‘Legado para uma cidade’

Pedimos permissão ao leitor para relatar uma experiência pessoal da Cia da Casa Amarela, para que possamos fazer uma nova reflexão semanal sobre as questões que envolvem a cultura em nossa cidade, como também de forma mais abrangente, para que todos os leitores virtuais, em qualquer lugar do planeta, possam trocar conosco mais uma vivência tão especial.
 
Durante toda essa semana, de 20 a 24 de junho, nos apresentamos com a peça 'Padre Albino: legado para uma cidade' para os funcionários da Fundação Padre Albino, em Catanduva. Era um desejo acalentado pela Fundação, considerando que o espetáculo estreou em 2018 em virtude do centenário da chegada de Monsenhor Albino. Após o imenso êxito da estreia e algumas outras apresentações, o projeto ficou engavetado em virtude da pandemia. Uma versão em vídeo, no formato de documentário, foi publicada no YouTube do Sesc Catanduva, em dois capítulos. Mas não é a peça.
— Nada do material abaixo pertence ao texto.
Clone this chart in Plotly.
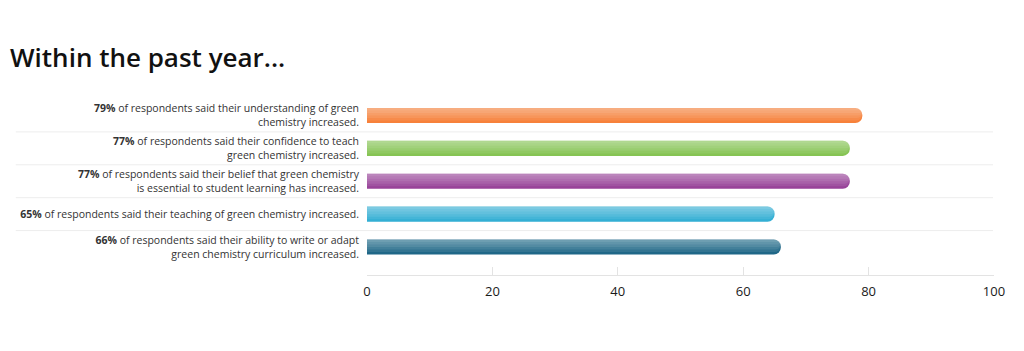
import plotly.graph_objects as go

pct = [79, 77, 77, 65, 66]
rest = [
    "of respondents said their understanding of green<br>chemistry increased.",
    "of respondents said their confidence to teach<br>green chemistry increased.",
    "of respondents said their belief that green chemistry<br>is essential to student learning has increased.",
    "of respondents said their teaching of green chemistry increased.",
    "of respondents said their ability to write or adapt<br>green chemistry curriculum increased.",
]
base_colors = ["#F7813A", "#86C454", "#984399", "#33AFD4", "#1F6787"]
x_ticks = [0, 20, 40, 60, 80, 100]

n = len(pct)
ypos = list(range(n - 1, -1, -1))
labels = [f"<b>{p}%</b> {r}" for p, r in zip(pct, rest)]

BW = 0.46
fig = go.Figure()
fig.add_trace(go.Bar(
    x=pct, y=ypos, orientation="h", width=BW,
    marker=dict(color=base_colors, cornerradius="50%", line=dict(width=0)),
    hoverinfo="skip", showlegend=False,
))
# soft top-to-bottom sheen: stacked translucent white strips anchored to the bar top
layers = 6
for k in range(1, layers):
    w = BW * k / layers
    fig.add_trace(go.Bar(
        x=pct, y=ypos, orientation="h", width=w, offset=BW / 2 - w,
        marker=dict(color="rgba(255,255,255,0.085)", cornerradius="50%", line=dict(width=0)),
        hoverinfo="skip", showlegend=False,
    ))

L, R, T, B = 366.5, 30, 98.5, 76
plot_w = 1024 - L - R
yr = [-0.85, n - 0.5]
shapes = []
for k in range(n - 1):
    yv = k + 0.5
    shapes.append(dict(
        type="line", xref="paper", yref="y",
        x0=(15 - L) / plot_w, x1=(993 - L) / plot_w, y0=yv, y1=yv,
        line=dict(color="#EDEDED", width=1), layer="below",
    ))

fig.update_layout(
    width=1024, height=351,
    margin=dict(l=L, r=R, t=T, b=B, autoexpand=False),
    paper_bgcolor="white", plot_bgcolor="white",
    barmode="overlay",
    title=dict(text="Within the past year...", x=10 / 1024, xanchor="left",
               y=1 - 58 / 351, yanchor="middle", yref="container",
               font=dict(family="Open Sans", size=26, color="#111", weight=600)),
    shapes=shapes,
    font=dict(family="Open Sans", color="#333"),
)
fig.update_xaxes(
    range=[0, 100], tickvals=x_ticks, showgrid=False, zeroline=False,
    showline=True, linecolor="#E3E3E3", linewidth=1,
    ticks="inside", ticklen=8, tickcolor="#E3E3E3", tickwidth=1,
    tickfont=dict(family="Open Sans", size=13, color="#1a1a1a"),
    ticklabelstandoff=4, fixedrange=True, automargin=False,
)
fig.update_yaxes(
    range=yr, tickvals=ypos, ticktext=labels, showgrid=False, zeroline=False,
    showline=False, ticks="", tickfont=dict(family="Open Sans", size=10.5, color="#333"),
    ticklabelstandoff=7, fixedrange=True, automargin=False,
)
fig.write_html("out.html")
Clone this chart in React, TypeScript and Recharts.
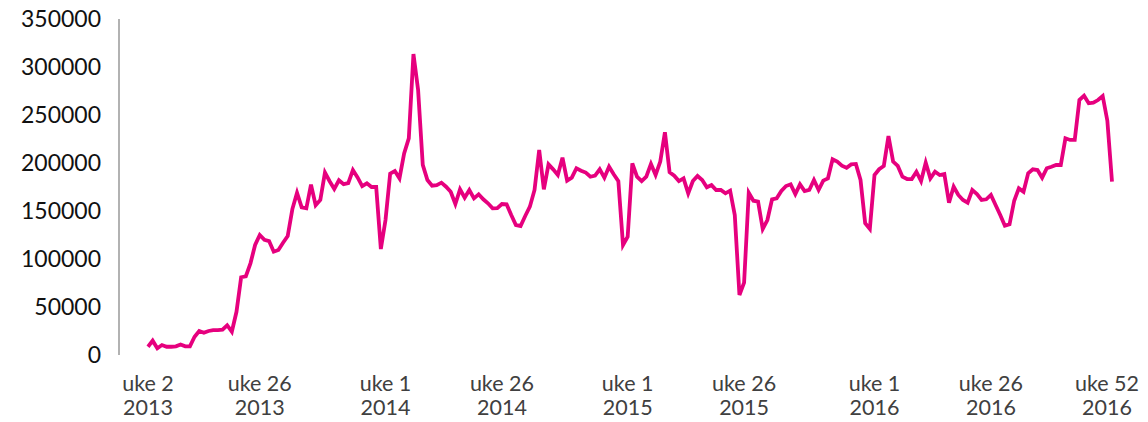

É um experimento cênico digital.
 
Duas apresentações por dia proporcionaram a oportunidade dos próprios funcionários da Fundação Padre Albino conhecerem um pouco da história desse homem ímpar, bem como suas obras extraordinárias que fizeram Catanduva crescer e se desenvolver de forma única. Obras essas que a maioria da população catanduvense desconhece, quais sejam a Igreja Matriz, o Hospital Padre Albino, Faculdade de Medicina, Faculdades de Administração e Educação Física, além das obras que ele estimulou e influenciou na cidade, como a Casa da Criança Sinharinha Netto, Vila São Vicente de Paulo, Lar Ortega-Josué, Ginásio Dom Lafayette, Santuário Nossa Senhora Aparecida e Colégio da Ressurreição Nossa Senhora do Calvário, entre outras.
 
Sendo uma pessoa tão determinante em nossa história local e regional, um exemplo de vida que, cotidianamente afirmarmos, “fez Catanduva”, Monsenhor Albino não é tão conhecido por nossa população, pelo menos como imaginávamos. Há uma surpresa nítida e clara das pessoas que revelam o desconhecimento sobre sua vida, suas obras e o quanto todos nós estamos inseridos nesse legado.
 
Por que tem que ser assim? Por que nos esquecemos, nos distanciamos, desprezamos a história? Quando não conhecemos a nossa própria história, não criamos identidade. Não temos personalidade, nem sabemos definir e entender de onde viemos, o que estamos fazendo aqui e onde podemos (ou queremos) chegar. 
 
Não conhecer e reconhecer a nossa história e a nossa cultura faz com que nos fechemos no círculo restrito de nossas próprias ambições pessoais somente e não vislumbramos o todo onde estamos inseridos, gostando ou não.
 
A obra gigantesca de Padre Albino extrapola o seu legado material: é uma herança humana porque ele trabalhou, deu sua vida, aos outros. Há quem possa afirmar: “mas sendo um religioso não fazia mais que a obrigação”. Somos uma sociedade e vivemos juntos. Enquanto não tivermos esse mesmo olhar em relação aos outros, a quem está ao nosso lado, não importa quem seja, não poderemos exigir um mundo melhor. 
 
Cada um faz o que pode, dentro de sua área de atuação. Inspirados por exemplos como esse, por um legado tão grandioso como o de Padre Albino, saímos da esfera religiosa, do rótulo, das vaidades pessoais, e passamos a enxergar a comunidade, o todo, as necessidades e anseios de uma cidade, de uma região e aí, cada um, coopera e trabalha com o que tem em mãos.
 
Por isso, estamos muito felizes, porque o público sai do teatro diferente de como entrou: não só conhecem a biografia do Padre Albino, como também se emocionam (muitos até às lágrimas) como a história de um homem bom, de um ser humano que se importava com o outro.É um registro histórico, cultural e humano. A Arte, o Teatro, a Cultura servindo a preservação da História. 
 
Como afirmou Cervantes, é “testemunha do passado, exemplo do presente, advertência do futuro”. E nós refletimos, questionando: qual o nosso futuro? Qual o nosso legado para uma cidade? 

Autor

Drika Vieira e Carlinhos Rodrigues
Atores profissionais, dramaturgos, diretores, produtores de teatro e audiovisual, criadores da Cia da Casa Amarela e articulistas de O Regional.